Blind Contour Drawing: A Creative Warm-Up to Loosen Up and Let Go

June 11, 20263 min read

A simple exercise to loosen up, stop overthinking, and let go of the need for tidy lines

Blind contour drawing is one of the oldest tricks in the (sketch)book, and one of the most underrated.

The idea is simple: you look at your subject and draw its contours. But you don't look at your paper. Not even a little. You just trust your hand to follow what your eye sees.

The result is almost always wonky. Lines go somewhere unexpected. Proportions drift. And somehow, that's exactly what makes it work.

This exercise isn't about producing something finished. It's about breaking the habit of over-controlling your marks, so that when you sit down for your actual project, your hand moves more freely.

In this video, I show you the basic exercise, share a simple trick to stop yourself from sneaking a glance, and then take it one step further with layered materials and a self-portrait. Yes, really.

Materials:

You don't need much for this one. Use what you already have.

  • Paper (any kind: sketchbook, loose sheets, whatever is nearby)

  • Something to draw with: charcoal, pencil, crayon, or oil pastel. Everything works

  • An object to draw (scissors are a good starting point)

  • One extra sheet of paper (for the no-peeking trick)

  • Optional: a mirror, if you want to try the self-portrait version

Instructions:

  1. Choose your object and set it up.
    Place it somewhere you can comfortably look at it. Scissors, a plant, a mug, anything with an interesting shape. Put your paper nearby, but resist the urge to look at it once you start.

  2. Start drawing: eyes on the object only!
    Follow the contours slowly with your eyes, and let your hand follow at the same pace. Don't rush. Don't peek. Trust that something is happening on the paper, even when you can't see it.

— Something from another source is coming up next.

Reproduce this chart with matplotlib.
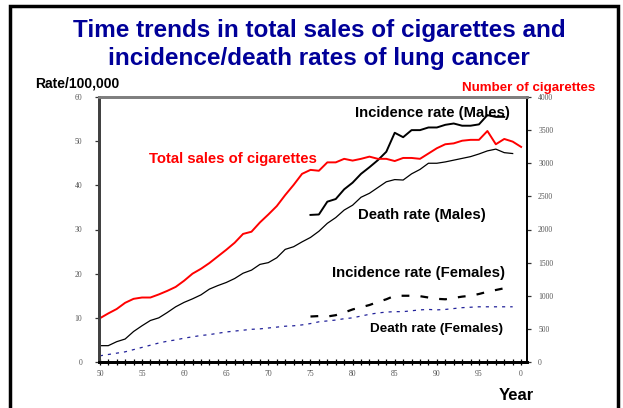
import matplotlib
matplotlib.use("Agg")
import matplotlib.pyplot as plt
from matplotlib.patches import Rectangle
from matplotlib.ticker import MultipleLocator, FixedLocator
import numpy as np

# ---- data ----
years_sales = list(range(1950, 2001))
sales_rate_equiv = [9.9, 11.0, 12.0, 13.4, 14.3, 14.6, 14.6, 15.3, 16.1, 17.0,
                    18.4, 20.0, 21.1, 22.4, 23.9, 25.4, 27.0, 29.0, 29.5, 31.6,
                    33.4, 35.3, 37.8, 40.1, 42.6, 43.5, 43.3, 45.2, 45.2, 46.0,
                    45.6, 46.0, 46.5, 46.0, 46.0, 45.5, 46.2, 46.2, 46.0, 47.2,
                    48.4, 49.3, 49.5, 50.1, 50.3, 50.3, 52.3, 49.3, 50.5, 49.9,
                    48.7]
cig_per_rate = 4000 / 60
sales_cigs = [v * cig_per_rate for v in sales_rate_equiv]

years_death_m = list(range(1950, 2000))
death_m = [3.7, 3.7, 4.6, 5.2, 6.9, 8.2, 9.4, 10.0, 11.2, 12.5,
           13.5, 14.3, 15.2, 16.5, 17.3, 18.0, 18.9, 20.1, 20.8, 22.1,
           22.5, 23.6, 25.5, 26.1, 27.2, 28.2, 29.6, 31.4, 32.7, 34.4,
           35.5, 37.3, 38.2, 39.5, 40.8, 41.3, 41.2, 42.6, 43.6, 45.0,
           45.0, 45.3, 45.7, 46.1, 46.5, 47.1, 47.8, 48.2, 47.4, 47.2]

years_inc_m = list(range(1975, 1999))
inc_m = [33.3, 33.4, 36.3, 36.9, 39.1, 40.6, 42.6, 44.1, 45.7, 47.6,
         51.9, 50.9, 52.5, 52.5, 53.1, 53.1, 53.7, 54.0, 53.5, 53.5,
         53.8, 55.9, 55.5, 55.5]

years_inc_f = list(range(1975, 1999))
inc_f = [10.3, 10.4, 10.3, 10.6, 11.2, 11.9, 12.4, 12.9, 13.6, 14.2,
         15.0, 15.0, 15.0, 14.9, 14.6, 14.3, 14.2, 14.5, 14.8, 15.0,
         15.4, 15.9, 16.3, 16.7]

years_death_f = list(range(1950, 2000))
death_f = [1.4, 1.7, 2.0, 2.3, 2.8, 3.3, 3.8, 4.3, 4.7, 5.0,
           5.4, 5.7, 6.0, 6.2, 6.5, 6.8, 7.0, 7.2, 7.4, 7.5,
           7.7, 7.9, 8.1, 8.2, 8.4, 8.7, 9.1, 9.3, 9.5, 9.8,
           10.0, 10.4, 10.8, 11.1, 11.3, 11.4, 11.4, 11.6, 11.8, 11.9,
           11.8, 11.9, 12.1, 12.3, 12.4, 12.5, 12.5, 12.5, 12.5, 12.5]

left_ticks = [0, 10, 20, 30, 40, 50, 60]
right_ticks = [0, 500, 1000, 1500, 2000, 2500, 3000, 3500, 4000]
x_major = [1950, 1955, 1960, 1965, 1970, 1975, 1980, 1985, 1990, 1995, 2000]
x_labels = ["50", "55", "60", "65", "70", "75", "80", "85", "90", "95", "0"]

# ---- figure ----
W, H = 623, 408
fig = plt.figure(figsize=(W / 100, H / 100), dpi=100)
fig.patch.set_facecolor("white")

# slide border
fig.add_artist(Rectangle((10 / W, -0.05), 608 / W, 1.05 - 6 / H, transform=fig.transFigure,
                         fill=False, edgecolor="black", linewidth=2.5))

ax = fig.add_axes([99 / W, (H - 362) / H, 428 / W, 265 / H])
ax2 = ax.twinx()

sans = ["Liberation Sans", "DejaVu Sans"]
serif = ["Liberation Serif", "DejaVu Serif"]

ax.plot(years_death_m, death_m, color="black", lw=0.9)
ax.plot(years_inc_m, inc_m, color="black", lw=1.4)
ax.plot(years_inc_f, inc_f, color="black", lw=1.6, dashes=(3.5, 5))
ax.plot(years_death_f, death_f, color="#22229a", lw=0.9, dashes=(2.5, 4))
ax2.plot(years_sales, sales_cigs, color="#ff0000", lw=1.4)

ax.set_xlim(1949.9, 2000.7)
ax.set_ylim(0, 60)
ax2.set_ylim(0, 4000)

ax.xaxis.set_major_locator(FixedLocator(x_major))
ax.set_xticklabels(x_labels)
ax.xaxis.set_minor_locator(MultipleLocator(1))
ax.set_yticks(left_ticks)
ax2.set_yticks(right_ticks)

for lab in ax.get_xticklabels() + ax.get_yticklabels() + ax2.get_yticklabels():
    lab.set_fontfamily(serif)
    lab.set_fontsize(5.5)
    lab.set_color("#555555")

ax.tick_params(axis="x", which="both", direction="inout", length=5, width=0.9, color="black", pad=3)
ax.tick_params(axis="y", direction="out", length=3, width=0.9, color="#333333", pad=9)
ax2.tick_params(axis="y", direction="out", length=3, width=0.9, color="#333333", pad=5)

for a in (ax, ax2):
    a.spines["top"].set_color("#7f7f7f")
    a.spines["top"].set_linewidth(2)
    a.spines["left"].set_color("#404040")
    a.spines["left"].set_linewidth(2)
    a.spines["bottom"].set_color("black")
    a.spines["bottom"].set_linewidth(2)
    a.spines["right"].set_color("black")
    a.spines["right"].set_linewidth(1.3)

# titles and labels
fig.text(319 / W, 1 - 31 / H, "Time trends in total sales of cigarettes and",
         ha="center", va="center", fontsize=17.5, fontweight="bold", color="#000099", family=sans)
fig.text(319 / W, 1 - 59 / H, "incidence/death rates of lung cancer",
         ha="center", va="center", fontsize=17.5, fontweight="bold", color="#000099", family=sans)
fig.text(35 / W, 1 - 83 / H, "Rate/100,000", ha="left", va="center",
         fontsize=10, fontweight="bold", color="black", family=sans)
fig.text(595 / W, 1 - 88 / H, "Number of cigarettes", ha="right", va="center",
         fontsize=9.6, fontweight="bold", color="#ff0000", family=sans)
fig.text(516 / W, 1 - 395 / H, "Year", ha="center", va="center",
         fontsize=12, fontweight="bold", color="black", family=sans)

def label(x, y, s, color="black", size=10.7):
    fig.text(x / W, 1 - y / H, s, ha="center", va="center", fontsize=size,
             fontweight="bold", color=color, family=sans)

label(233, 159, "Total sales of cigarettes", "#ff0000")
label(432, 113, "Incidence rate (Males)")
label(422, 215, "Death rate (Males)")
label(419, 273, "Incidence rate (Females)")
label(437, 329, "Death rate (Females)", size=9.7)

fig.savefig("out.png", dpi=100)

  3. Use the no-peeking trick if you need it.
    If the paper and object are too close together, your eyes will wander. The fix: place a loose sheet of paper over your drawing hand, and push your pen or pencil through it. You can't see what you're drawing, and that's the whole point.

  4. Accept the wobble.
    When you lift the paper, the drawing will look strange. Lines won't connect the way you expected. That's not failure, that's the exercise working. The wonkiness is proof that you actually didn't look.

  5. Try layering.
    Once you have one blind contour drawing, you can draw over it again with a different material or color. The layers make it richer and more interesting and you still don't look while you draw.

  6. Try your own portrait.
    This is the harder version. Harder because drawing yourself means looking at yourself, and that comes with its own thoughts. But it's worth trying. Use a mirror or look into your camera. Start where it feels easiest (glasses, if you wear them, are a surprisingly useful anchor). See what comes out.

Final Thoughts:

The drawing you end up with probably won't be recognizable. That's fine.

What blind contour gives you isn't a finished piece; it's a looser hand, a quieter inner critic, and a small reminder that you can make something without controlling every line.

Start with the scissors. Try the no-peeking trick. And if you feel adventurous, draw yourself. You might be surprised by what you see.

What's Next?

Explore further

Looking for more warm-ups like this? You'll find them in the Art Warm-ups for Creative Flow playlist on YouTube . These are short exercises to ease you in without pressure.

Try a variation

Draw the same object three times in a row without looking. Notice how each one is different, and how each one gets slightly more confident. Or use different drawing materials.

Reflect & continue

After you try this, what surprised you? Did the wonkiness bother you, or did it feel freeing? That reaction tells you something worth paying attention to.